_Data provided_:

════════

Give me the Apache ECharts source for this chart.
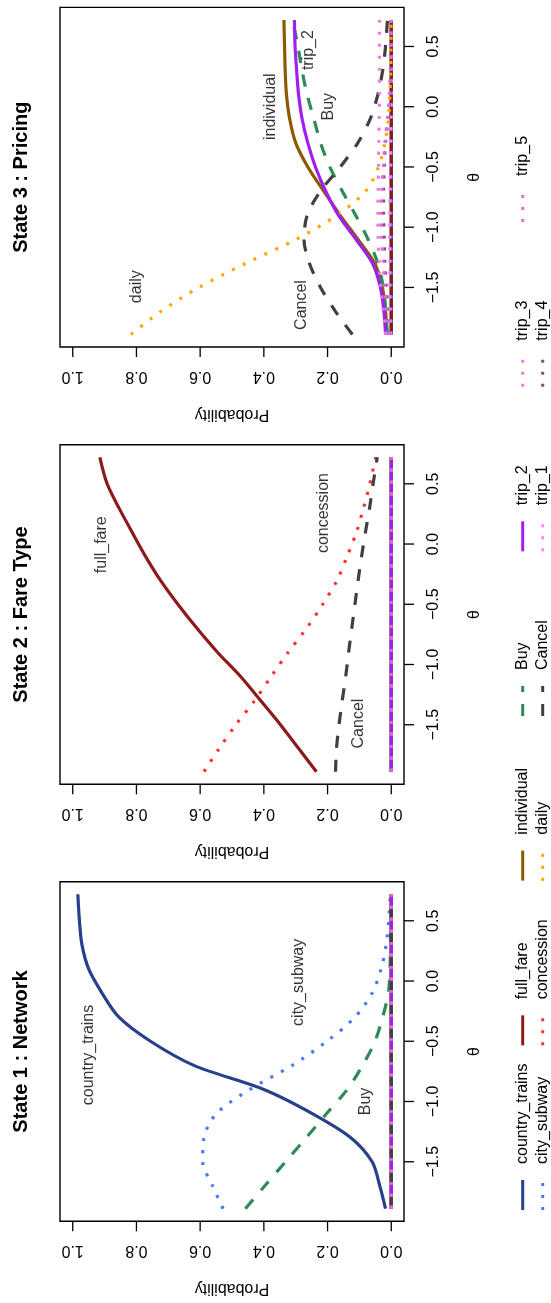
<!DOCTYPE html>
<html><head><meta charset="utf-8">
<script src="https://cdn.jsdelivr.net/npm/echarts@6/dist/echarts.min.js"></script>
<style>html,body{margin:0;padding:0;background:#fff}#c{width:551px;height:1303px}</style>
</head><body><div id="c"></div>
<script>
// ---------- data ----------
const theta = [-1.89, -1.7, -1.5, -1.3, -1.1, -0.9, -0.7, -0.5, -0.3, -0.1, 0.1, 0.3, 0.5, 0.72];
const zero  = [0, 0, 0, 0, 0, 0, 0, 0, 0, 0, 0, 0, 0, 0];
const probTicks  = [0, 0.2, 0.4, 0.6, 0.8, 1.0];
const thetaTicks = [-1.5, -1.0, -0.5, 0, 0.5];

// State 1 : Network
const s1_country_trains = [0.018, 0.036, 0.060, 0.127, 0.248, 0.400, 0.620, 0.756, 0.855, 0.908, 0.950, 0.971, 0.979, 0.984];
const s1_city_subway    = [0.528, 0.561, 0.592, 0.588, 0.549, 0.444, 0.311, 0.202, 0.114, 0.060, 0.032, 0.016, 0.008, 0.003];
const s1_Buy            = [0.458, 0.397, 0.332, 0.267, 0.203, 0.138, 0.090, 0.051, 0.027, 0.009, 0.004, 0.002, 0.001, 0.0005];
const s1_labels = [['country_trains', 0.95, -0.614], ['city_subway', 0.29, -0.011], ['Buy', 0.081, -1.0]];

// State 2 : Fare Type
const s2_full_fare  = [0.235, 0.290, 0.348, 0.410, 0.473, 0.545, 0.610, 0.670, 0.725, 0.772, 0.814, 0.855, 0.892, 0.915];
const s2_concession = [0.588, 0.541, 0.488, 0.429, 0.377, 0.324, 0.266, 0.215, 0.170, 0.138, 0.109, 0.087, 0.067, 0.049];
const s2_Cancel     = [0.175, 0.172, 0.164, 0.154, 0.143, 0.134, 0.124, 0.114, 0.104, 0.093, 0.081, 0.068, 0.057, 0.044];
const s2_labels = [['full_fare', 0.91, -0.006], ['concession', 0.214, 0.257], ['Cancel', 0.102, -1.49]];

// State 3 : Pricing
const s3_individual = [0.013, 0.018, 0.028, 0.052, 0.105, 0.161, 0.212, 0.262, 0.300, 0.319, 0.329, 0.333, 0.335, 0.337];
const s3_daily      = [0.817, 0.724, 0.604, 0.457, 0.298, 0.170, 0.080, 0.040, 0.020, 0.009, 0.004, 0.002, 0.001, 0.0005];
const s3_Buy        = [0.013, 0.017, 0.025, 0.042, 0.073, 0.112, 0.154, 0.193, 0.222, 0.243, 0.264, 0.280, 0.293, 0.310];
const s3_Cancel     = [0.122, 0.175, 0.222, 0.257, 0.274, 0.264, 0.222, 0.160, 0.105, 0.066, 0.042, 0.027, 0.018, 0.012];
const s3_trip_2     = [0.018, 0.023, 0.034, 0.059, 0.111, 0.166, 0.206, 0.238, 0.262, 0.280, 0.291, 0.297, 0.302, 0.304];
const s3_trip_1     = [0.003, 0.004, 0.005, 0.005, 0.005, 0.005, 0.004, 0.003, 0.002, 0.001, 0, 0, 0, 0];
const s3_trip_3     = [0.017, 0.025, 0.033, 0.038, 0.041, 0.042, 0.041, 0.040, 0.039, 0.038, 0.037, 0.037, 0.037, 0.037];
const s3_trip_4     = [0.008, 0.012, 0.016, 0.020, 0.022, 0.024, 0.024, 0.022, 0.018, 0.010, 0.004, 0.002, 0.001, 0.0005];
const s3_trip_5     = [0.010, 0.015, 0.020, 0.025, 0.030, 0.033, 0.030, 0.025, 0.020, 0.012, 0.006, 0.003, 0.002, 0.001];
const s3_labels = [['daily', 0.80, -1.494], ['individual', 0.379, 0.0], ['trip_2', 0.259, 0.47], ['Buy', 0.196, 0.0], ['Cancel', 0.28, -1.646]];

const legendNames = ['country_trains', 'city_subway', 'full_fare', 'concession', 'individual', 'daily',
                     'Buy', 'Cancel', 'trip_2', 'trip_1', 'trip_3', 'trip_4', 'trip_5'];

// ---------- styles / layout ----------
const FONT = '"Liberation Sans", Arial, Helvetica, sans-serif';
const DOT = [3, 9], DASH = [12, 12];
const styles = {
  country_trains: { color: '#27408B', type: 'solid' },
  city_subway:    { color: '#4876FF', type: DOT },
  full_fare:      { color: '#8B1A1A', type: 'solid' },
  concession:     { color: '#FF3030', type: DOT },
  individual:     { color: '#8B5A00', type: 'solid' },
  daily:          { color: '#FFA500', type: DOT },
  Buy:            { color: '#2E8B57', type: DASH },
  Cancel:         { color: '#404040', type: DASH },
  trip_2:         { color: '#A020F0', type: 'solid' },
  trip_1:         { color: '#FF83FA', type: DOT },
  trip_3:         { color: '#EE7AE9', type: DOT },
  trip_4:         { color: '#8B4789', type: DOT },
  trip_5:         { color: '#DA70D6', type: DOT }
};
const drawOrder = ['country_trains', 'concession', 'full_fare', 'city_subway', 'individual', 'daily',
                   'Buy', 'trip_2', 'Cancel', 'trip_1', 'trip_3', 'trip_4', 'trip_5'];

const panels = [
  { title: 'State 3 : Pricing', labels: s3_labels,
    data: { individual: s3_individual, daily: s3_daily, Buy: s3_Buy, Cancel: s3_Cancel,
            trip_2: s3_trip_2, trip_1: s3_trip_1, trip_3: s3_trip_3, trip_4: s3_trip_4, trip_5: s3_trip_5 } },
  { title: 'State 2 : Fare Type', labels: s2_labels,
    data: { full_fare: s2_full_fare, concession: s2_concession, Cancel: s2_Cancel } },
  { title: 'State 1 : Network', labels: s1_labels,
    data: { country_trains: s1_country_trains, city_subway: s1_city_subway, Buy: s1_Buy } }
];

const GL = 60, GW = 344, GH = 339.6;
const tops = [7.4, 444.7, 881.7];
const P_MIN = -0.04, P_MAX = 1.04, T_MIN = -1.9944, T_MAX = 0.8244;
const TICK_LEN = 10;

const grids = [], xAxes = [], yAxes = [], series = [], graphics = [];
const fmtTheta = v => (v < 0 ? '\u2212' : '') + Math.abs(v).toFixed(1);

panels.forEach((p, i) => {
  grids.push({ left: GL, top: tops[i], width: GW, height: GH, show: true,
               borderColor: '#000', borderWidth: 1.4, backgroundColor: 'transparent' });
  xAxes.push({
    gridIndex: i, type: 'value', min: P_MIN, max: P_MAX, inverse: true, position: 'bottom',
    axisLine: { show: false, onZero: false }, splitLine: { show: false }, axisTick: { show: false },
    axisLabel: { customValues: probTicks, formatter: v => v.toFixed(1), rotate: 180, margin: 21,
                 color: '#000', fontSize: 16, fontFamily: FONT, hideOverlap: false },
    name: 'Probability', nameLocation: 'middle', nameGap: 59, nameRotate: 180,
    nameTextStyle: { color: '#000', fontSize: 16, fontFamily: FONT }
  });
  yAxes.push({
    gridIndex: i, type: 'value', min: T_MIN, max: T_MAX, position: 'right',
    axisLine: { show: false, onZero: false }, splitLine: { show: false }, axisTick: { show: false },
    axisLabel: { customValues: thetaTicks, formatter: fmtTheta, rotate: 90, margin: 22,
                 color: '#000', fontSize: 16, fontFamily: FONT, hideOverlap: false },
    name: '\u03b8', nameLocation: 'middle', nameGap: 63, nameRotate: 90,
    nameTextStyle: { color: '#000', fontSize: 16, fontFamily: FONT }
  });
  drawOrder.forEach(name => {
    const vals = p.data[name] || zero;
    const st = styles[name];
    series.push({
      type: 'line', name: name, xAxisIndex: i, yAxisIndex: i,
      data: theta.map((t, k) => [vals[k], t]),
      symbol: 'none', showSymbol: false, smooth: 0.3, silent: true, animation: false,
      lineStyle: { color: st.color, width: 3.2, type: st.type, cap: 'butt' }
    });
  });
  series.push({
    type: 'scatter', xAxisIndex: i, yAxisIndex: i, silent: true, animation: false, z: 5,
    data: p.labels.map(l => [l[1], l[2], l[0]]),
    symbolSize: 1, itemStyle: { color: 'rgba(0,0,0,0)' },
    label: { show: true, position: 'inside', rotate: 90, formatter: q => q.data[2],
             color: '#000', fontSize: 16, fontFamily: FONT }
  });
  graphics.push({
    type: 'text', x: 21, y: tops[i] + GH / 2, rotation: Math.PI / 2, silent: true,
    style: { text: p.title, font: 'bold 20px ' + FONT, fill: '#000',
             align: 'center', verticalAlign: 'middle', textAlign: 'center', textVerticalAlign: 'middle' }
  });
});

// legend (two rows, seven columns, rotated)
const rowX = [522.7, 542.7];
legendNames.forEach((name, idx) => {
  const col = Math.floor(idx / 2), row = idx % 2;
  const start = 1210 - 164.67 * col;
  const x = rowX[row];
  const st = styles[name];
  graphics.push({
    type: 'line', silent: true,
    shape: { x1: x, y1: start, x2: x, y2: start - 30 },
    style: { stroke: st.color, lineWidth: 3, lineDash: st.type === 'solid' ? null : st.type }
  });
  graphics.push({
    type: 'text', x: x, y: start - 46, rotation: Math.PI / 2, silent: true,
    style: { text: name, font: '16px ' + FONT, fill: '#000',
             align: 'left', verticalAlign: 'middle', textAlign: 'left', textVerticalAlign: 'middle' }
  });
});

const chart = echarts.init(document.getElementById('c'), null, { renderer: 'canvas' });
chart.setOption({
  animation: false,
  backgroundColor: '#fff',
  grid: grids, xAxis: xAxes, yAxis: yAxes, series: series, graphic: graphics
});

// tick marks on the frame edges, positioned through each grid's own axis scales
const tickGraphics = [];
panels.forEach((p, i) => {
  probTicks.forEach(v => {
    const c = chart.convertToPixel({ gridIndex: i }, [v, T_MIN]);
    tickGraphics.push({ type: 'line', silent: true, z: 10,
      shape: { x1: c[0], y1: c[1], x2: c[0], y2: c[1] + TICK_LEN },
      style: { stroke: '#000', lineWidth: 1.3 } });
  });
  thetaTicks.forEach(v => {
    const c = chart.convertToPixel({ gridIndex: i }, [P_MIN, v]);
    tickGraphics.push({ type: 'line', silent: true, z: 10,
      shape: { x1: c[0], y1: c[1], x2: c[0] + TICK_LEN, y2: c[1] },
      style: { stroke: '#000', lineWidth: 1.3 } });
  });
});
chart.setOption({ graphic: graphics.concat(tickGraphics) });
</script></body></html>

════════

_What is required_:
Everything from the first line to the line with "const thetaTicks = [-1.5, -1.0, -0.5, 0, 0.5];" must be repeated exactly, and nothing else. Leave the pictures out.

_Task output_:
Give me the Apache ECharts source for this chart.
<!DOCTYPE html>
<html><head><meta charset="utf-8">
<script src="https://cdn.jsdelivr.net/npm/echarts@6/dist/echarts.min.js"></script>
<style>html,body{margin:0;padding:0;background:#fff}#c{width:551px;height:1303px}</style>
</head><body><div id="c"></div>
<script>
// ---------- data ----------
const theta = [-1.89, -1.7, -1.5, -1.3, -1.1, -0.9, -0.7, -0.5, -0.3, -0.1, 0.1, 0.3, 0.5, 0.72];
const zero  = [0, 0, 0, 0, 0, 0, 0, 0, 0, 0, 0, 0, 0, 0];
const probTicks  = [0, 0.2, 0.4, 0.6, 0.8, 1.0];
const thetaTicks = [-1.5, -1.0, -0.5, 0, 0.5];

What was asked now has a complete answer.